**GIVEN EXERCISE**:
Starting at the top of the listing, extract every line up to and including the one with "var h = 403;". Pictures stay out of the copy.
■ ■ ■
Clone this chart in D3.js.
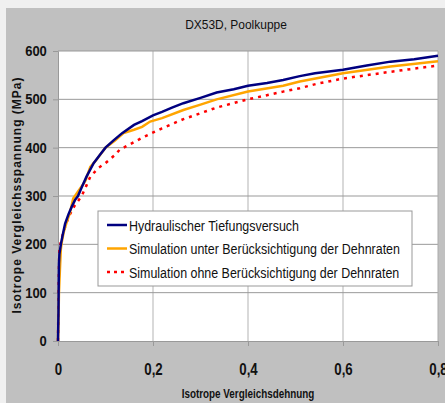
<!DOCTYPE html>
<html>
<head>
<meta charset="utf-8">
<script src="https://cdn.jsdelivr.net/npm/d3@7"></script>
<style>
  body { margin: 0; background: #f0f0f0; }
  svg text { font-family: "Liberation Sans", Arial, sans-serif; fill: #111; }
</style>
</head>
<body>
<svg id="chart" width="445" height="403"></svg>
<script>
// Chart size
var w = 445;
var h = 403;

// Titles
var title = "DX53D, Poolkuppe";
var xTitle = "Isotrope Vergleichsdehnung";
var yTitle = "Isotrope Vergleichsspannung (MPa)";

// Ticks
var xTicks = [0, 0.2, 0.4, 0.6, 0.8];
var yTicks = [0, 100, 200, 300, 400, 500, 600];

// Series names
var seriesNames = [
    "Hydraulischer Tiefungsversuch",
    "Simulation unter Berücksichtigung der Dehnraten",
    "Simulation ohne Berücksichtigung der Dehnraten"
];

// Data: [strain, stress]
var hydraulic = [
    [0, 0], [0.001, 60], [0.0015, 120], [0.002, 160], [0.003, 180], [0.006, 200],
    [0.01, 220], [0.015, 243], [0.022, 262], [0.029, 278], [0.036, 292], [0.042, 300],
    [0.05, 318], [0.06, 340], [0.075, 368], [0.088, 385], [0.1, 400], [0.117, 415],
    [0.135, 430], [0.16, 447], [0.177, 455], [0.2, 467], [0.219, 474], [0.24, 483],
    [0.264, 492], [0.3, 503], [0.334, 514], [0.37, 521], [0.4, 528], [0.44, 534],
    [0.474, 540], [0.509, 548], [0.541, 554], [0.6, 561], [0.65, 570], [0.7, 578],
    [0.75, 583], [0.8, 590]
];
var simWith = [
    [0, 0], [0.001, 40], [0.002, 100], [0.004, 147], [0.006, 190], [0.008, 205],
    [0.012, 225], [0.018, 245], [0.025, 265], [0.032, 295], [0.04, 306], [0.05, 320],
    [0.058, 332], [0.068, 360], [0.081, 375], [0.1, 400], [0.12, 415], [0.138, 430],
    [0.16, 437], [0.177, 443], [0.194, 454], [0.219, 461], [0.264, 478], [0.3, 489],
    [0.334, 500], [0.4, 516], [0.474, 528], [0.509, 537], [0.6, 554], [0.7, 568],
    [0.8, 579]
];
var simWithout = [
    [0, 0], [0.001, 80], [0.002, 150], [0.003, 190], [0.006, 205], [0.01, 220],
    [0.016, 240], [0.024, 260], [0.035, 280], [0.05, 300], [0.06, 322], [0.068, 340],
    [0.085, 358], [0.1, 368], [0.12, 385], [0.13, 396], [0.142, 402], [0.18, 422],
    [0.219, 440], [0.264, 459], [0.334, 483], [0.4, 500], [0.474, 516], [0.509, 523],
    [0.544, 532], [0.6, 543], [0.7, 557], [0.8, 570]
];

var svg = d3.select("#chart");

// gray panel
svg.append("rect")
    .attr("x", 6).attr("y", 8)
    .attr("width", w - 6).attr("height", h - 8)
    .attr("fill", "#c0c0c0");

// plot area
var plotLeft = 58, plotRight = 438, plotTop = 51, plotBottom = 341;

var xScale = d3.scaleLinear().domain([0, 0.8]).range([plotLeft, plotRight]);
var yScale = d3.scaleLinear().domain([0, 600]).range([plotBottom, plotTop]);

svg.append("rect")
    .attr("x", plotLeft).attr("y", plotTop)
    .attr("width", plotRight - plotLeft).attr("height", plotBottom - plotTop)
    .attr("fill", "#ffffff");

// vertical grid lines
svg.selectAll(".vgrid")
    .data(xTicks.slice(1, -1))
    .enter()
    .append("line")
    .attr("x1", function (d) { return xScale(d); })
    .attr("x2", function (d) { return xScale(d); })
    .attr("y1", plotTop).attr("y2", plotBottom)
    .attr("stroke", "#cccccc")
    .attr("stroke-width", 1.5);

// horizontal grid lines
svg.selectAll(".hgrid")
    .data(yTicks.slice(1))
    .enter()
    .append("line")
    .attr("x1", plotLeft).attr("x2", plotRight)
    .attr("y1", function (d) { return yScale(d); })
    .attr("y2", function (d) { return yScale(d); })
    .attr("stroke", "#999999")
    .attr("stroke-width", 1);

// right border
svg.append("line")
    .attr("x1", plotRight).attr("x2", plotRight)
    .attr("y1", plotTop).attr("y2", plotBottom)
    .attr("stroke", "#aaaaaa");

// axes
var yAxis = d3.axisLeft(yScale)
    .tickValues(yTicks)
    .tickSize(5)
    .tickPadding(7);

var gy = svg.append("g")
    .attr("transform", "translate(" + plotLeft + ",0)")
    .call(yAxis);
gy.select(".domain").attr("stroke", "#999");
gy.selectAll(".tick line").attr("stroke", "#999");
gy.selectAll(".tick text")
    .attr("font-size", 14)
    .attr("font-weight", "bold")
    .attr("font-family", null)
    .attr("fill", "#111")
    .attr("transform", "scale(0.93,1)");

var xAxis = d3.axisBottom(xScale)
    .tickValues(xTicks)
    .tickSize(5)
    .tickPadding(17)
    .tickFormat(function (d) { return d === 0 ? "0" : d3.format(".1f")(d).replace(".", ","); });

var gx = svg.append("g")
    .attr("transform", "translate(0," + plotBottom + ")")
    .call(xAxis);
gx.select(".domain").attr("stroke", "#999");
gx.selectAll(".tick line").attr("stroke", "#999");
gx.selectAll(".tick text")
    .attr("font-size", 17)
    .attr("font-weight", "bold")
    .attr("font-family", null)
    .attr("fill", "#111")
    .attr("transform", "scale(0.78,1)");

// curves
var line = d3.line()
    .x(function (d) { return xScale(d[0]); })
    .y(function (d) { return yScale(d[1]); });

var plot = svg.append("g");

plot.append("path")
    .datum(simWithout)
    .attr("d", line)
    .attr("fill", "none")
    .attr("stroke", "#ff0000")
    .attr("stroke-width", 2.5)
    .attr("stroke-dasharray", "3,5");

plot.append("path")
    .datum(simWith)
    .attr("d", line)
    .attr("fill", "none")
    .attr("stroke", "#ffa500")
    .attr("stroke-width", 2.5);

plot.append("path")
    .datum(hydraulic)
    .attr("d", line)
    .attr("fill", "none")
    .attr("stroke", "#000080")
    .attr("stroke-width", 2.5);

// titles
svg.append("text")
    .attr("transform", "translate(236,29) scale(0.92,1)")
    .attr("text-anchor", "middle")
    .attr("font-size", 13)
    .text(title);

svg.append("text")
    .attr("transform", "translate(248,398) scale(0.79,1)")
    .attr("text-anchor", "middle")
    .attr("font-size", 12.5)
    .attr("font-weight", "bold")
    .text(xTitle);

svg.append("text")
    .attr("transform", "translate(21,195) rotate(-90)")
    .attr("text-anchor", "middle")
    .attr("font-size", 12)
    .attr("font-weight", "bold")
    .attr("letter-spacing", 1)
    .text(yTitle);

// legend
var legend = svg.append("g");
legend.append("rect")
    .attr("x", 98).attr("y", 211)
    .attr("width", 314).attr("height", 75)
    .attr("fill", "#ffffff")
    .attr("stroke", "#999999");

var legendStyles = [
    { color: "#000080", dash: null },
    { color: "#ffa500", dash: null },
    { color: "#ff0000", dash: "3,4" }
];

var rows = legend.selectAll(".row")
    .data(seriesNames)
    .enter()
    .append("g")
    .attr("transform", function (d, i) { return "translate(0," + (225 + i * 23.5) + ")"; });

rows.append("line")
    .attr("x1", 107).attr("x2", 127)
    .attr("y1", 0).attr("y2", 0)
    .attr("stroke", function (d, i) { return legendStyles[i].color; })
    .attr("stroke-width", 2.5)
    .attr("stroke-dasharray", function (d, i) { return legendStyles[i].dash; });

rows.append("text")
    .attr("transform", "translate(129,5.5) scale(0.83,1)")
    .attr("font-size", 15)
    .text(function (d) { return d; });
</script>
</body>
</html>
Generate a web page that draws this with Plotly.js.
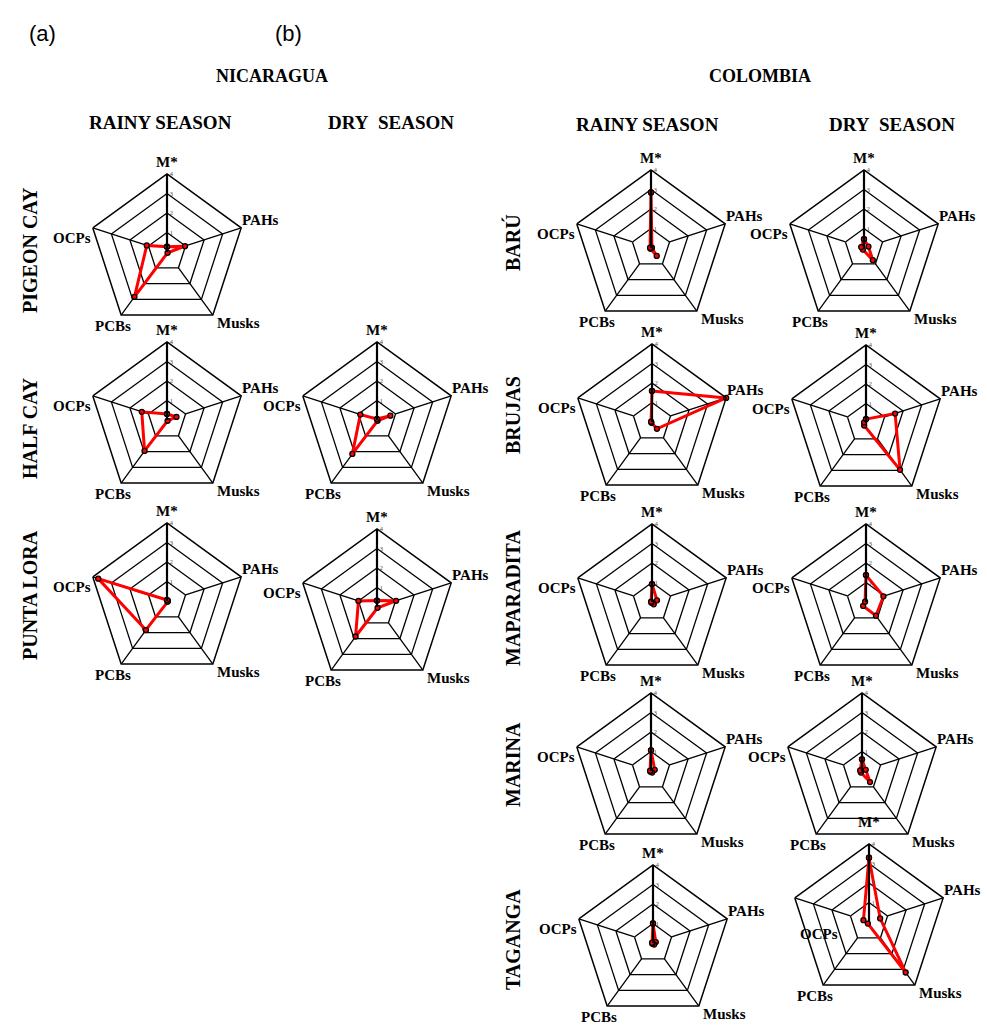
■ ■ ■
**WORKED ANSWER**:
Clone this chart in D3.js.
<!DOCTYPE html>
<html>
<head>
<meta charset="utf-8">
<script src="https://cdn.jsdelivr.net/npm/d3@7"></script>
<style>
  body { margin: 0; background: #f0f0f0; }
  svg text { font-family: "Liberation Sans", Arial, sans-serif; fill: #111; }
</style>
</head>
<body>
<svg id="chart" width="445" height="403"></svg>
<script>
// Chart size
var w = 445;
var h = 403;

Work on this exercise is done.